Some people say, “I know what’s going to show up today-the same old thing.” But it’s never really the same old thing. Even in the movie Groundhog Day, every day was a different experience for Phil, until finally he learned that caring about people was the answer.
We only exist in relation to everything else or everyone else. This can be likened to the African view of Ubuntu.
Our very nature is dependent on relationships. If your relationships aren’t happy ones, your life can be a living hell. So it’s vital to invest time in close and meaningful connections.

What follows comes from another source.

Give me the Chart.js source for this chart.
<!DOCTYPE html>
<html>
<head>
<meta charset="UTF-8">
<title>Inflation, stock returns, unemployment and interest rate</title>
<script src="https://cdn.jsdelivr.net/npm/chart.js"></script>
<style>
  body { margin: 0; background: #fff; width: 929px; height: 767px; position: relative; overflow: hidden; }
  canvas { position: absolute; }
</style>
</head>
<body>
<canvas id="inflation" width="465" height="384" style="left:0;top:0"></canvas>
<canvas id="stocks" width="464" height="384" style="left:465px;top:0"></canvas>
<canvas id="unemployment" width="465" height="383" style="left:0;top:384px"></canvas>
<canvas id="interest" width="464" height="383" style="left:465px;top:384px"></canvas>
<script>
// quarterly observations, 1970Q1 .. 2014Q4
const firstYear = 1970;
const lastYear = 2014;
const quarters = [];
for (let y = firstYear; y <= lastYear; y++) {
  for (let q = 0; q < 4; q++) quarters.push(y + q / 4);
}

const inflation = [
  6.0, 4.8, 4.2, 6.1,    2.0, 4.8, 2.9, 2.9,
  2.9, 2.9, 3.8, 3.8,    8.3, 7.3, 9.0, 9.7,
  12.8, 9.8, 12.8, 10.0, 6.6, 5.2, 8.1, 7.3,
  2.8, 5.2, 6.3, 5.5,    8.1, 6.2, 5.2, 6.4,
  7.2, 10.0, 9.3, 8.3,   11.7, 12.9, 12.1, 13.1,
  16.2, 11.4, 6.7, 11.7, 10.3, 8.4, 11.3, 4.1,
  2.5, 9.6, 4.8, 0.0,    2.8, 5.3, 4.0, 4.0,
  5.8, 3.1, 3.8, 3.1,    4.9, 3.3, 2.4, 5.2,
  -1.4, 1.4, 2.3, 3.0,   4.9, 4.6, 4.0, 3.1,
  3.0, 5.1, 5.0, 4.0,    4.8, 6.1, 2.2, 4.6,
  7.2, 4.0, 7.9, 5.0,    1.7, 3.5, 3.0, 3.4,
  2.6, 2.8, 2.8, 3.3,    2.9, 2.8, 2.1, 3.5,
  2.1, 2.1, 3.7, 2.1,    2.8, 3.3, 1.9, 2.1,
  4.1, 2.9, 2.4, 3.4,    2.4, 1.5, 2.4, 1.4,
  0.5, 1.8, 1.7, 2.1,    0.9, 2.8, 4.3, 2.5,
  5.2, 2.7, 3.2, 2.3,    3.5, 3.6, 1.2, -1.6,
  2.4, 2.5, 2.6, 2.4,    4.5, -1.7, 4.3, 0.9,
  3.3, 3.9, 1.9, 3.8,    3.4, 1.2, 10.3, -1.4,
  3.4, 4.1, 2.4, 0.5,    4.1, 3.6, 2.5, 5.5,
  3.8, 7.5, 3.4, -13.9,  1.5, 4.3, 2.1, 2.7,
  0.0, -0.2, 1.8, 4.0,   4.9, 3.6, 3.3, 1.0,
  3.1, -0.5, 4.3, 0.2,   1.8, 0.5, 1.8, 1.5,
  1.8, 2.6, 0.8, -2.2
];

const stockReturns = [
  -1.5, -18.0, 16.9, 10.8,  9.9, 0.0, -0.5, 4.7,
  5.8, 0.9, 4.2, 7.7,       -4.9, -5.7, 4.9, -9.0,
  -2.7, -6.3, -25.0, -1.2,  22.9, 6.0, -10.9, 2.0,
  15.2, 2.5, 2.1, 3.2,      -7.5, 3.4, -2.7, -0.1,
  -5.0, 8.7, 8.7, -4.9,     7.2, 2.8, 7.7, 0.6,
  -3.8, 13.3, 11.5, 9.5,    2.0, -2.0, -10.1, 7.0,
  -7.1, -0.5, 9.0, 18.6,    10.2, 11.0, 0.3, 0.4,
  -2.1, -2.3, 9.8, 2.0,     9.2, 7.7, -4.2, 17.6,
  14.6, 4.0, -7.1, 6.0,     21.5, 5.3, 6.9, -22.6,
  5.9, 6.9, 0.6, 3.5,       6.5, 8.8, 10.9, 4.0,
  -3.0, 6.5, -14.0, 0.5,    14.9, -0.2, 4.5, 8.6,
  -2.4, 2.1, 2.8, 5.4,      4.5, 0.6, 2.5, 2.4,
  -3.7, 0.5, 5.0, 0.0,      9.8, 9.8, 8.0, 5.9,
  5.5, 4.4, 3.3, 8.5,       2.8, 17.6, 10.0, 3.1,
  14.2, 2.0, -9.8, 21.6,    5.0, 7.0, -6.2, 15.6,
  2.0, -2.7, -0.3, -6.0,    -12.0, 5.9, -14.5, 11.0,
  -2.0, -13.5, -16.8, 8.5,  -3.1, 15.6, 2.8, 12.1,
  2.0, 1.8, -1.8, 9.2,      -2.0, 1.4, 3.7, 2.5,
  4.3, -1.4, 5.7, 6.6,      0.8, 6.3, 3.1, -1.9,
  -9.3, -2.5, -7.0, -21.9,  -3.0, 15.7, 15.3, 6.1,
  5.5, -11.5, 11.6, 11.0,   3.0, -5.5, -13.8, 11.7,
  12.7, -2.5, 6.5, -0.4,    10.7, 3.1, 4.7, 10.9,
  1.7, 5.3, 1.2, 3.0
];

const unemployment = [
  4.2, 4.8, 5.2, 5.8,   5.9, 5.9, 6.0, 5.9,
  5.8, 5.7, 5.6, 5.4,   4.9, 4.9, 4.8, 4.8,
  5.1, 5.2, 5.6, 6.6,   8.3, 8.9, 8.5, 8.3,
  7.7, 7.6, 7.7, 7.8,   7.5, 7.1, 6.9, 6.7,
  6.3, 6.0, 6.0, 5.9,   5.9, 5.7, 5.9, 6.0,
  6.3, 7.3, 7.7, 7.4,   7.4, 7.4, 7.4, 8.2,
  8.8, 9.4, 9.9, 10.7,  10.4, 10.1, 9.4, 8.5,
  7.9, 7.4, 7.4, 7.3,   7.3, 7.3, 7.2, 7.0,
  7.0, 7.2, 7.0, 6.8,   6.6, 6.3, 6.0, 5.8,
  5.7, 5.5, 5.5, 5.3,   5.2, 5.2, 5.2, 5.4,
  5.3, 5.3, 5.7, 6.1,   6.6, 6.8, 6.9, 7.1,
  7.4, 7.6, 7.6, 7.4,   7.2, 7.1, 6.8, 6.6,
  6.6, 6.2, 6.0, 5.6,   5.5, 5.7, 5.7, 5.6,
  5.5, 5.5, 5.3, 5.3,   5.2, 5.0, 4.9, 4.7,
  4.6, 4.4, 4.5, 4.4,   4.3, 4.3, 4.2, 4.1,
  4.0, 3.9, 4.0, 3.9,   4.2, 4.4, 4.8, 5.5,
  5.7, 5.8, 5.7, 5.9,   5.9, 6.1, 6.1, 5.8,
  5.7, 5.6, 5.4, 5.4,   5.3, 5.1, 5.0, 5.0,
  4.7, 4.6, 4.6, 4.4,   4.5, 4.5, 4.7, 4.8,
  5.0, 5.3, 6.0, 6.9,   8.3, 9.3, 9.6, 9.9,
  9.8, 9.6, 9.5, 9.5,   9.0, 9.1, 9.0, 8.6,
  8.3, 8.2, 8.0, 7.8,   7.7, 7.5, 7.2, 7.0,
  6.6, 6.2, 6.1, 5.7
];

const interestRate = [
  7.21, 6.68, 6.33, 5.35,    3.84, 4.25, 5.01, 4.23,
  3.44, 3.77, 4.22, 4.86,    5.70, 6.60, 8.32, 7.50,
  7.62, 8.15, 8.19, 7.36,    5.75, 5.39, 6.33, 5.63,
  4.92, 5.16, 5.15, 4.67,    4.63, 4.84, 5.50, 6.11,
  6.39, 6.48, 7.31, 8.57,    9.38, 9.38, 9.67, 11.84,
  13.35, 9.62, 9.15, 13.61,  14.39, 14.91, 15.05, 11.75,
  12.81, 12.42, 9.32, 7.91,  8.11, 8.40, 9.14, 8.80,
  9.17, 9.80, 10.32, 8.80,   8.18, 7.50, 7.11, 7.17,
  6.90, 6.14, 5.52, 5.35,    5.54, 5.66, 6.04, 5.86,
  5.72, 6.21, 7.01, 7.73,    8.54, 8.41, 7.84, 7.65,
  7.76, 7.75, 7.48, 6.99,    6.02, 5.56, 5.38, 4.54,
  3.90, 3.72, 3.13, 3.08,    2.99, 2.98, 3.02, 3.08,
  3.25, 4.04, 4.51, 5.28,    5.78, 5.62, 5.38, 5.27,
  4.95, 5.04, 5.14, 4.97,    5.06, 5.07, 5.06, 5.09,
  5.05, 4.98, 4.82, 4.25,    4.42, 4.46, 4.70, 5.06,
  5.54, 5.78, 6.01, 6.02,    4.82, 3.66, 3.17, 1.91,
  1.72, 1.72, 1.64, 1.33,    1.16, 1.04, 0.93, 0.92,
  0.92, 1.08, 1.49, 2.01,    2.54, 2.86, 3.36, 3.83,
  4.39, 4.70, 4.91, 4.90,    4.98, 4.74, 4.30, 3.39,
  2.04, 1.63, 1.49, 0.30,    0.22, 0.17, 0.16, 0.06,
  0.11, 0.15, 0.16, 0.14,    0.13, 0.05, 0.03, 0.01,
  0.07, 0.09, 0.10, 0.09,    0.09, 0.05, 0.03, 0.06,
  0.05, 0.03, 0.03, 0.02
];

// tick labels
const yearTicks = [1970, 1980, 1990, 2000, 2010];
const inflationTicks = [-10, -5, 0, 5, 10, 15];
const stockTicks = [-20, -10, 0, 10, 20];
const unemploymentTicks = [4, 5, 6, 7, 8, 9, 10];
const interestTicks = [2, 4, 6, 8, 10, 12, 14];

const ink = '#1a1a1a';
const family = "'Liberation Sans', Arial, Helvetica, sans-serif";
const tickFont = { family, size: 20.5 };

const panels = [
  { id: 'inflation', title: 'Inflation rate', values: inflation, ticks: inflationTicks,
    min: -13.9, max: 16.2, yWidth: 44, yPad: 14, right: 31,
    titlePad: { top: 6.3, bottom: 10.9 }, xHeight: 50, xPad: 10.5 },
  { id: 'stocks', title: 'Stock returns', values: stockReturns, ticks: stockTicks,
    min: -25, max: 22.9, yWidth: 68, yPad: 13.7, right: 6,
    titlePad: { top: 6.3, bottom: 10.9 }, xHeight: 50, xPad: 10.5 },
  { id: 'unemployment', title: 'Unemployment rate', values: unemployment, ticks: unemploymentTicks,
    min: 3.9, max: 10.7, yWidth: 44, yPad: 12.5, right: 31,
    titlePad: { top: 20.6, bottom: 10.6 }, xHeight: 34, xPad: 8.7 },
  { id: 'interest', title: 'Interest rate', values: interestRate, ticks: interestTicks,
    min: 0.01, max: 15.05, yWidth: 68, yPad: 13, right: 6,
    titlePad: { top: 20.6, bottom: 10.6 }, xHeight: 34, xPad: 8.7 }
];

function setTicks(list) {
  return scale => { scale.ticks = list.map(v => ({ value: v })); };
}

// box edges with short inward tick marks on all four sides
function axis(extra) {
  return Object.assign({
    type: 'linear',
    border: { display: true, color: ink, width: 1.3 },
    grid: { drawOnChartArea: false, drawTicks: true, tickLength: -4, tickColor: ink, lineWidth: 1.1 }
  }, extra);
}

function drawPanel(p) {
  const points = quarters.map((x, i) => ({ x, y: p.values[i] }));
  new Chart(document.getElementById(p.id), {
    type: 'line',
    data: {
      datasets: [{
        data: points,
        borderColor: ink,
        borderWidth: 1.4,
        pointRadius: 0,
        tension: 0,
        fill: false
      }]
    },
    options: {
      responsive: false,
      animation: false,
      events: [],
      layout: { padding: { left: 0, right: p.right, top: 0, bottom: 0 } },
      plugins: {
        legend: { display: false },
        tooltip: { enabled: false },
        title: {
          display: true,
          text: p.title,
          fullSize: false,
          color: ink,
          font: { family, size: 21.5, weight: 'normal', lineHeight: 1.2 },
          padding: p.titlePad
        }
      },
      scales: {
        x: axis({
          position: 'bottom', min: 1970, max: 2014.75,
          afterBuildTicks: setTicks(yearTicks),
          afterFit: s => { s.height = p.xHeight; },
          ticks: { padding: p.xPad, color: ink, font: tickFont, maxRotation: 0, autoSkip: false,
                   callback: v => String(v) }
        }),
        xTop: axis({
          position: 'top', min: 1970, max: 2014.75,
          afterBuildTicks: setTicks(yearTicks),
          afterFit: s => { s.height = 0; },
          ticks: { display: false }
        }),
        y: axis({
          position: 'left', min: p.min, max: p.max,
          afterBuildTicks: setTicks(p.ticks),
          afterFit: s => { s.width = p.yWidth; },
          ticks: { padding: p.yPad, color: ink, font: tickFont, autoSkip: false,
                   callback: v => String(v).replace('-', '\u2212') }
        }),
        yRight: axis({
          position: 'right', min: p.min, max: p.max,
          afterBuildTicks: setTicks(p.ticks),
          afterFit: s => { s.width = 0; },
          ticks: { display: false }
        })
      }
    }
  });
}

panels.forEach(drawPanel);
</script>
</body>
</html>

Philosopher Jean-Paul Sartre said: “Hell is other people,” but this is the other view of that. When people irritate you, when they get your goat, when they slander you, whatever it might be, you still have a relationship with them. It’s interesting that of all the billions of people on the earth, they’re the particular ones who came into your world. There’s respect for whatever happens, and this is only really possible if you’re not rejecting whole parts of your experience and not rejecting what I call, “the good, the bad and the ugly” of ourselves, others and also life itself.
Too often we get caught up in wanting things to be perfect, neat, tidy, perpetually happy and unchanging. Yet, this is not life. Everything is in flux, change and flow. Nothing stays the same. The only real and reliable constant in this life is change.
True happiness comes from being utterly comfortable with change. With being able to be content no matter the external circumstances. Your contentment is an inner glow or radiance independent of the outside world. So much of enjoying life is radical acceptance. The ability to accept and “be with” whatever is happening in your world. Too often we fight, discount, rage against and desperately try to alter or change things we have no control over.
This causes tremendous struggle and is in itself a kind of self-engendered “madness”. Acceptance doesn’t mean you like what’s happening to you, but it does show a level of peace, out of which can arise wisdom, hope, clarity and solutions.
There is a story of a woman running away from tigers. She runs and runs and the tigers are getting closer and closer.
When she comes to the edge of a cliff, she sees some vines there, so she climbs down and holds on to the vines. Looking down, she sees that there are tigers below her as well. She then notices that a mouse is gnawing away at the vine to which she is clinging. She also sees a beautiful little bunch of strawberries close to her, growing out of a clump of grass.
She looks up and she looks down. She looks at the mouse. Then she just takes a strawberry, puts it in her mouth, and enjoys it thoroughly.
Tigers above, tigers below. This is actually the predicament that we are always in, in terms of our birth, life and death. Each moment is just what it is. It might be the only moment of our life; it might be the only strawberry we’ll ever eat. We could get unhappy and depressed about it, or we could finally appreciate it and delight in the preciousness of every single moment of our life.
Too often life is viewed as a struggle – to make a living or accomplish things, or “get somewhere”.
And so we miss the intense beauty and ecstasy of this gift of life: the bejewelled night sky, a dolphin swimming in the ocean at sunset, a child’s laughter, or the supreme majesty of nature itself. Life in all its pain, glory and chaotic brilliance, is a wonderful thing if you learn to be present and go where it wants to take you.
I leave you with a a much cherished quote from Pema Chodron: “We think that the point is to pass the test or overcome the problem, but the truth is that things don’t really get solved. They come together and they fall apart. Then they come together again and fall apart again. It’s just like that. The healing comes from letting there be room for all of this to happen: room for grief, for relief, for misery, for joy.”